Asked if there was guidance to clergy on baptisms for asylum seekers, Rev Canon Christopher Thomas, senior priest in the Catholic Church, replied: "No, there is not."
He told the committee that the process for someone seeking baptism generally took around nine months and involved a team of catechists who engaged with applicants on a weekly basis, and a welcome by the local bishop before a baptism ceremony.
The Right Rev Francis-Dehqani told MPs that the baptism process in the Church of England typically takes 10 to 12 weeks, while Rev Steve Tinning added that in the Baptist Church it is about six weeks.
All three church representatives were vocal that their mission was to welcome and support people in need, including asylum seekers.
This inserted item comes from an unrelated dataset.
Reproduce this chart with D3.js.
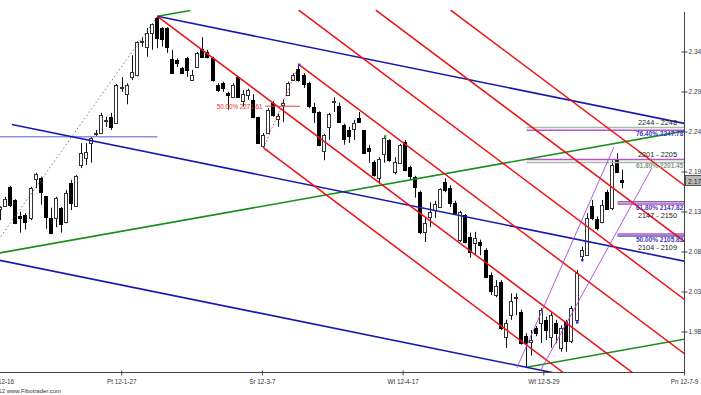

At the time of the Clapham attack, the Church of England came under scrutiny for its guidelines on how clergy should engage with the Home Office when providing references for asylum seekers - a process in which priests are called to participate by the Home Office whenever an asylum claim is based on conversion.
The guidelines were published seven years ago and are currently being reviewed, but the Bishop of Chelmsford said the advice's "underlying message" won't change.
Home Office minister Tom Pursglove told MPs that Christian conversion was "not a determinative factor" in the decision-making process, and that this "is weighed within the decision making, with credibility associated to that - testing of credibility amongst a range of other factors, relevant to each individual case".
Mr Pursglove explained that from the sampling officials did ahead of today's committee hearing, this did not appear to be a recurring issue.
"What we are dealing with in terms of this hearing today, it strikes me as a subset of a subset," he said. "What we are seeing is that the vast majority of individuals where Christian conversion is a factor are saying that they have converted at that initial reporting stage."